The advent of David Cameron as Conservative leader is only the catalyst for the imminent demise of Charles Kennedy. Cameron is certainly not the source of the Liberal Democrats' deep seated concerns about their leadership, but he certainly highlights their doubts. To my knowledge many Lib Dems have been expressing their criticisms internally since the 2001 general election.
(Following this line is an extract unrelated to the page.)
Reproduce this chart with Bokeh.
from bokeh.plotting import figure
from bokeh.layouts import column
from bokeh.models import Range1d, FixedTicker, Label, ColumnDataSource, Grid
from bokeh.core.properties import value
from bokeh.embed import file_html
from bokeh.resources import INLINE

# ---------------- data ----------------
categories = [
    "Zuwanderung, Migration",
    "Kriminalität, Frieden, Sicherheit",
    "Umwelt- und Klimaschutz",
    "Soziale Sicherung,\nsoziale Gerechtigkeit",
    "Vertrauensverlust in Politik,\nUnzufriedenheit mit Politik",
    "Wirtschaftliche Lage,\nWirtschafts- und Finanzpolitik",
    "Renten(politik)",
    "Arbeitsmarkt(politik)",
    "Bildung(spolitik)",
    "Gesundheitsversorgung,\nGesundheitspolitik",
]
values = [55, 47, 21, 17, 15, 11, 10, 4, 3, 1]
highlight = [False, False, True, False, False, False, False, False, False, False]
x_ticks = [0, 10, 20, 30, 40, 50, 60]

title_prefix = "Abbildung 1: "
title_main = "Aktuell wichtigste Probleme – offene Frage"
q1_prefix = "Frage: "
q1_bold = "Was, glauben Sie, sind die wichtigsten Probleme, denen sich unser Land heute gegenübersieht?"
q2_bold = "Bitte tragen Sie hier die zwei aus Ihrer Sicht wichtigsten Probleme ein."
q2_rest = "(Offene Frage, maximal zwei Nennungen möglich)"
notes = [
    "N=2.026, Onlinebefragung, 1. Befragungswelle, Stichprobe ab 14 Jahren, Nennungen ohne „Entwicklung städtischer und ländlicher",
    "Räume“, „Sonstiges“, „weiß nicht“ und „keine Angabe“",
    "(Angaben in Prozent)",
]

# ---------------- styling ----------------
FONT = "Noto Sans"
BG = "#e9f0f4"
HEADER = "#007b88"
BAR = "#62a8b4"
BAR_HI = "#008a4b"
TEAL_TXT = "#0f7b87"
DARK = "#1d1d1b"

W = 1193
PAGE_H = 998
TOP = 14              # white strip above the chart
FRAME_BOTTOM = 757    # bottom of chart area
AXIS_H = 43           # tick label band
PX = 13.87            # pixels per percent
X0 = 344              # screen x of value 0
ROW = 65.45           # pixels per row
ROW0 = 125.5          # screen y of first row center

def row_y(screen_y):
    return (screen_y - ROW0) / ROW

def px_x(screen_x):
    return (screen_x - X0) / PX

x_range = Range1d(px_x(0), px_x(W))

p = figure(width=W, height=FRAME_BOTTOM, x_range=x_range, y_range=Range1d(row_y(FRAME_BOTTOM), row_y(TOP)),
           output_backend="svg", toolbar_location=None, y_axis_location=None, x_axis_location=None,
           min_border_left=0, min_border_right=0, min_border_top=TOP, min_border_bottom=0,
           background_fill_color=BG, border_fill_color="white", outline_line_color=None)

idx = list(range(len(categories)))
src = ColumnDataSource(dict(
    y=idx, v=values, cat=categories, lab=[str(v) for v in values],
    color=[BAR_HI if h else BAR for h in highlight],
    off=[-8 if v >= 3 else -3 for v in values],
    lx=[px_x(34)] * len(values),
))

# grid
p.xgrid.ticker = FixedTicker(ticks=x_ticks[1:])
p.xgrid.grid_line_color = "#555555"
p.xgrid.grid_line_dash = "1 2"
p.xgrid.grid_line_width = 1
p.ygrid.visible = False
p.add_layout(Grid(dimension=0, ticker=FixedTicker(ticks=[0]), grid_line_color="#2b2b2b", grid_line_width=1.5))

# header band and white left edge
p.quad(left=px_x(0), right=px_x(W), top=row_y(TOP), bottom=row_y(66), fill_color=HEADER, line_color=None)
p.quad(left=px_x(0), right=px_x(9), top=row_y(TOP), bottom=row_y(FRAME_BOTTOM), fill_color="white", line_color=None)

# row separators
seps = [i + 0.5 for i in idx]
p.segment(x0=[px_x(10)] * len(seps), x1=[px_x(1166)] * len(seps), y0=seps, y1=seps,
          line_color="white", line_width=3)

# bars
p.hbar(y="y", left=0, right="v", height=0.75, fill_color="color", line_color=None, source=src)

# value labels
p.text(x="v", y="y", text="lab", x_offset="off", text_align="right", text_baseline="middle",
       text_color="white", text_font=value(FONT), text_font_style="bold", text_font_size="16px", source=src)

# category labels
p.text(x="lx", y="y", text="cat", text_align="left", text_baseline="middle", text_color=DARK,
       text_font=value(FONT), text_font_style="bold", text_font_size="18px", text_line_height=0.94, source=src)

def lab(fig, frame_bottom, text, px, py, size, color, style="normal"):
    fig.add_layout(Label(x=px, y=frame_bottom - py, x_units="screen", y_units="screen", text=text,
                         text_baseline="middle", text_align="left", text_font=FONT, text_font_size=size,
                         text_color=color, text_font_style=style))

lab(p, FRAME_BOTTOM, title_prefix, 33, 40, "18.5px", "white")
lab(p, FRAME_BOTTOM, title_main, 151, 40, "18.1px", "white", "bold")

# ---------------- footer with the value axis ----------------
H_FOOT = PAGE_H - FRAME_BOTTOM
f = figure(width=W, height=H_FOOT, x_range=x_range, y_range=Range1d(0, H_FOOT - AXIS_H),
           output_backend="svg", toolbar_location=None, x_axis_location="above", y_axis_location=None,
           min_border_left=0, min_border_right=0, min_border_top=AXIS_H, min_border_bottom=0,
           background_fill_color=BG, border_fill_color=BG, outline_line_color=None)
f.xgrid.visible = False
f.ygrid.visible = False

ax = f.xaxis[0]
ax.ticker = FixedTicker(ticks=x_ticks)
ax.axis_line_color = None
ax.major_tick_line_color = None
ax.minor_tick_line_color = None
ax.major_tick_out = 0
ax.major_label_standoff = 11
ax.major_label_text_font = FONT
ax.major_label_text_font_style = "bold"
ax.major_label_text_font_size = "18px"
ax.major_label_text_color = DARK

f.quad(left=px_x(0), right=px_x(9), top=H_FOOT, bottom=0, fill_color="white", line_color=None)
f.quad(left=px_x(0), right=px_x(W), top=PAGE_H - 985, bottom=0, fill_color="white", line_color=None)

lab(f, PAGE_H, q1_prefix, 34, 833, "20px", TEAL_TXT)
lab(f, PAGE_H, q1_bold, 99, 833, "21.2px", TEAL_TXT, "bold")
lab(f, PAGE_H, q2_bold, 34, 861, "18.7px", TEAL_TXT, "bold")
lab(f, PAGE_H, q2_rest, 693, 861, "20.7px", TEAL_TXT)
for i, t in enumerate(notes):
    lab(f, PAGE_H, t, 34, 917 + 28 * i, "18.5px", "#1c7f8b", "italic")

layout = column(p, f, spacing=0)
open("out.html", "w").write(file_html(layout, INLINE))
The problem with Charles is not a particular personal weakness or an antipathy to the kind of perpetual motion the leadership of a party requires, but rather a general awareness that he simply doesn't have what it takes to be seen as a statesman. The personal problems may well be real enough but if he had that indefinable quality of "presence" and "depth" they would be minor irritants, capable of solution on a day to day basis. Without essential leadership qualities they assume mammoth proportions. It is no use being convivial, warm, friendly, amusing and a nice guy; without gravitas these attributes are politically ineffectual.
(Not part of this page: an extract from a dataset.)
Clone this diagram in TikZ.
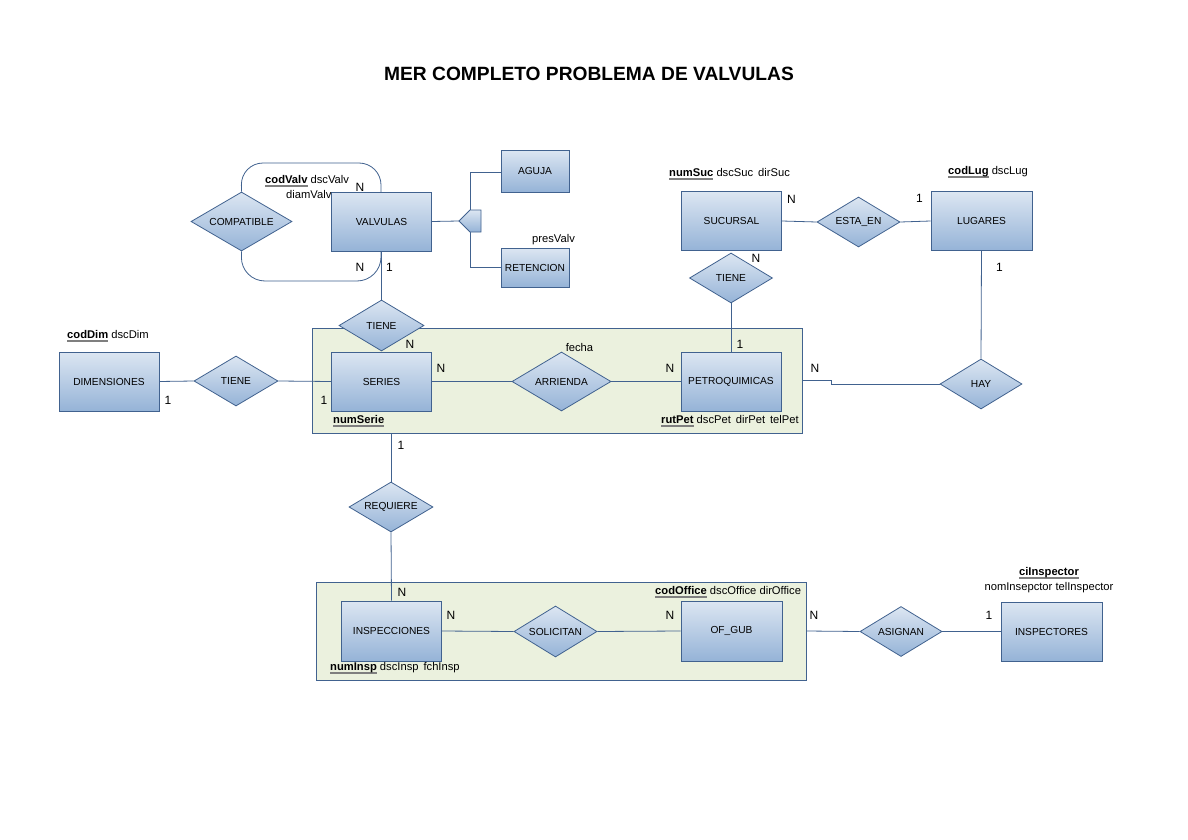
\documentclass[tikz,border=0pt]{standalone}
\usepackage{fontspec}
\setmainfont{Liberation Sans}
\usetikzlibrary{shapes.geometric}
\definecolor{ctop}{HTML}{DCE6F2}
\definecolor{cbot}{HTML}{95B3D7}
\definecolor{edgec}{HTML}{41628F}
\definecolor{bandfill}{HTML}{EBF1DE}
\definecolor{ulc}{HTML}{7F7F7F}
\newsavebox\pkbox
\newcommand\pkey[1]{\sbox\pkbox{\bfseries #1}\rlap{\color{ulc}\rule[-2.9pt]{\wd\pkbox}{1.8pt}}\usebox\pkbox}
\begin{document}
\begin{tikzpicture}[x=1pt,y=1pt,
  ent/.style={draw=edgec, line width=0.8pt, top color=ctop, bottom color=cbot, minimum width=100pt, minimum height=59pt, inner sep=0pt, font=\fontsize{10.2}{12}\selectfont},
  rel/.style={diamond, aspect=1.7, draw=edgec, line width=0.8pt, top color=ctop, bottom color=cbot, inner sep=0pt, font=\fontsize{10.2}{12}\selectfont},
  band/.style={draw=edgec, line width=0.8pt, fill=bandfill, inner sep=0pt},
  attr/.style={inner sep=0pt, font=\fontsize{11.2}{13}\selectfont},
  card/.style={inner sep=0pt, font=\fontsize{12}{14}\selectfont},
  conn/.style={draw=edgec, line width=0.8pt}]
\fill[white] (0,0) rectangle (1188,-840);
\useasboundingbox (0,0) rectangle (1188,-840);

\node[font=\fontsize{19.2}{22}\selectfont\bfseries] (title) at (589,-74) {MER COMPLETO PROBLEMA DE VALVULAS};

% aggregation bands
\node[band, minimum width=490pt, minimum height=105pt] (band1) at (557,-380.5) {};
\node[band, minimum width=490pt, minimum height=98pt] (band2) at (561,-631) {};

% entities
\node[ent] (valv) at (381.5,-221.5) {VALVULAS};
\node[ent, minimum width=68pt, minimum height=42pt] (aguja) at (535,-171) {AGUJA};
\node[ent, minimum width=68pt, minimum height=39pt] (reten) at (535,-267.5) {RETENCION};
\node[ent] (suc) at (731.5,-221) {SUCURSAL};
\node[ent, minimum width=101pt] (lug) at (981.5,-221) {LUGARES};
\node[ent] (dim) at (109,-381.5) {DIMENSIONES};
\node[ent] (series) at (381.5,-381.5) {SERIES};
\node[ent] (petro) at (731,-381.5) {PETROQUIMICAS};
\node[ent, minimum height=60pt] (insp) at (391.5,-631) {INSPECCIONES};
\node[ent, minimum width=101pt, minimum height=60pt] (ofgub) at (731.5,-631) {OF\_GUB};
\node[ent, minimum width=101pt] (inspectores) at (1051.5,-631.5) {INSPECTORES};

% relationships
\node[rel, minimum width=101pt, minimum height=59pt] (compat) at (241.5,-221.5) {COMPATIBLE};
\node[rel, minimum width=85pt, minimum height=51pt] (tiene1) at (381.5,-325.5) {TIENE};
\node[rel, minimum width=83pt, minimum height=50pt] (tiene2) at (731,-278) {TIENE};
\node[rel, minimum width=83pt, minimum height=50pt] (estaen) at (858.5,-222) {ESTA\_EN};
\node[rel, minimum width=82pt, minimum height=50pt] (hay) at (981,-384) {HAY};
\node[rel, minimum width=84pt, minimum height=50pt] (tiene3) at (236,-381) {TIENE};
\node[rel, minimum width=99pt, minimum height=59pt] (arrienda) at (561.5,-381.5) {ARRIENDA};
\node[rel, minimum width=84pt, minimum height=50pt] (requiere) at (391,-507) {REQUIERE};
\node[rel, minimum width=83pt, minimum height=51pt] (solicitan) at (555.5,-631.5) {SOLICITAN};
\node[rel, minimum width=82pt, minimum height=50pt] (asignan) at (901,-631.5) {ASIGNAN};

% ISA symbol
\coordinate (isatip) at (459,-221);
\coordinate (isatop) at (470,-172);
\coordinate (isabot) at (470,-267);
\draw[conn] (isatop) -- (isabot);
\draw[conn] (isatop) -- (aguja.west |- isatop);
\draw[conn] (isabot) -- (reten.west |- isabot);
\draw[draw=edgec, line width=0.8pt, top color=ctop, bottom color=cbot] (isatip) -- (470,-210) -- (481,-210) -- (481,-232) -- (470,-232) -- cycle;
\draw[conn] (valv.east) -- (isatip);

% recursive COMPATIBLE loops
\coordinate (vtop) at (381,-192);
\coordinate (vbot) at (381,-251);
\draw[conn, rounded corners=22pt] (compat.north) -- (241,-163) -- (381,-163) -- (vtop);
\draw[conn, rounded corners=24pt] (compat.south) -- (241,-281) -- (381,-281) -- (vbot);

% connectors
\draw[conn] (valv.south) -- (tiene1.north);
\draw[conn] (suc.east) -- (estaen.west);
\draw[conn] (estaen.east) -- (lug.west);
\draw[conn] (tiene2.south) -- (petro.north);
\draw[conn] (lug.south) -- (hay.north);
\draw[conn] (band1.east) -- (831,-380.5) -- (831,-384) -- (hay.west);
\draw[conn] (dim.east) -- (tiene3.west);
\draw[conn] (tiene3.east) -- (series.west);
\draw[conn] (series.east) -- (arrienda.west);
\draw[conn] (arrienda.east) -- (petro.west);
\draw[conn] (band1.south -| requiere.north) -- (requiere.north);
\draw[conn] (requiere.south) -- (insp.north);
\draw[conn] (insp.east) -- (solicitan.west);
\draw[conn] (solicitan.east) -- (ofgub.west);
\draw[conn] (band2.east) -- (asignan.west);
\draw[conn] (asignan.east) -- (inspectores.west);

% attributes
\node[attr, anchor=west] (avalv) at (265,-181) {\pkey{codValv} dscValv};
\node[attr, anchor=west] (adiam) at (286,-194) {diamValv};
\node[attr, anchor=west] (apres) at (532,-240) {presValv};
\node[attr, anchor=west] (asuc) at (669,-174) {\pkey{numSuc} dscSuc\, dirSuc};
\node[attr, anchor=west] (alug) at (948,-172) {\pkey{codLug} dscLug};
\node[attr, anchor=west] (adim) at (67,-336) {\pkey{codDim} dscDim};
\node[attr] (afecha) at (579.5,-347) {fecha};
\node[attr, anchor=west] (aser) at (333,-421) {\pkey{numSerie}};
\node[attr, anchor=west] (apet) at (661,-421) {\pkey{rutPet} dscPet\, dirPet\, telPet};
\node[attr, anchor=west] (aoff) at (655,-592) {\pkey{codOffice} dscOffice dirOffice};
\node[attr, anchor=west] (ains) at (330,-668) {\pkey{numInsp} dscInsp\, fchInsp};
\node[attr] (ainsp1) at (1049,-573) {\pkey{ciInspector}};
\node[attr] (ainsp2) at (1049,-587.5) {nomInsepctor telInspector};

% cardinalities
\node[card] (c1) at (360,-187) {N};
\node[card] (c2) at (360,-267) {N};
\node[card] (c3) at (389.5,-267) {1};
\node[card] (c4) at (791.5,-199) {N};
\node[card] (c5) at (919.5,-198) {1};
\node[card] (c6) at (999.5,-267) {1};
\node[card] (c7) at (756,-258) {N};
\node[card] (c8) at (410,-344) {N};
\node[card] (c9) at (441,-368) {N};
\node[card] (c10) at (324,-400) {1};
\node[card] (c11) at (670,-368) {N};
\node[card] (c12) at (740,-344) {1};
\node[card] (c13) at (815,-368) {N};
\node[card] (c14) at (168,-400) {1};
\node[card] (c15) at (401,-445) {1};
\node[card] (c16) at (402,-592) {N};
\node[card] (c17) at (451,-615) {N};
\node[card] (c18) at (670,-615) {N};
\node[card] (c19) at (814,-615) {N};
\node[card] (c20) at (989,-615) {1};
\end{tikzpicture}
\end{document}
The reference to the scale of electoral success under Kennedy's leadership is disingenuous. Objectively the arithmetic is clear: the highest number of third party MPs since 1923. One can well understand the use of this important statistic as a stop gap by Lib Dem MPs seeking to delay the inevitable demise of Charles Kennedy, whether by a fall or a push.

However, reliance on the 2005 election result hides two crucial judgements. First, last May's election result was obtained despite Kennedy, and was nowhere near as good as it should have been, faced with such the open goal left by disillusion with both major parties, and the gift of the Iraq issue on which the Lib Dems genuinely held the moral high ground but failed to build a public crusade. Second, there is a serious possibility that a revitalised Conservative party will be in a strong position to regain a substantial amount of the ground lost to the Lib Dems in recent elections, and that Charles Kennedy will appear lightweight in comparison to David Cameron.

The hollowness of the Lib Dem MPs' drumbeating over a Kennedy role in achieving last May's result and its 62 Lib Dem MPs, was highlighted on 31 August on this page by Skipton and Ripon's Conservative MP, David Curry, who made the perceptive comment that Charles Kennedy's failure to "force his way into the void" might make him the one person to have saved the Tories. Nothing since polling day has changed that judgement, and it is increasingly clear that Charles Kennedy cannot transform his image. <

The immense media pressures on party leaders, and the continual requirement for their parliamentary colleagues to declare undying fealty, ensure that Charles Kennedy will express his absolute determination to carry on, with full support, until the very moment of his demise. That may come very soon, but in any event I cannot see it continuing beyond next May's local elections. The seats won in 2002 are then up for grabs. The Liberal Democrats polled 25% of the national vote that year and won 497 seats on the metropolitan districts, including the six in Yorkshire. This figure is a hundred less than the party won in 2004 - the last time they were contested so that any net losses will be highly significant and certainly fatal to Charles Kennedy's leadership.

The lack of an obvious successor adds to the party's reluctance to wield the dagger. If elections were determined by performance on the radio, the obvious choice would be Sir Menzies Campbell whose ability to articulate perfect subordinate clauses is remarkable, and who certainly has political gravitas. Whether the inevitable contrast in television image with Gordon Brown and David Cameron is worth the risk of appearing as if from a past generation is worth taking is a tough question for the party.

Simon Hughes is clearly gearing up for another go at the leadership and will command substantial support but it is unlikely that he has done anything in the interim to win more votes than he obtained in 1999. Mark Oaten would be a divisive figure and, if the party is going to move to the right, it might well prefer David Laws, the key figure in the "Orange Book" compilation in September 2004.

The political field is wide open. Four years or so to the next election with, by then, three new leaders, suggests that there will be everything to play for. If that can't raise the general election turnout above its pitiful 60% then nothing will.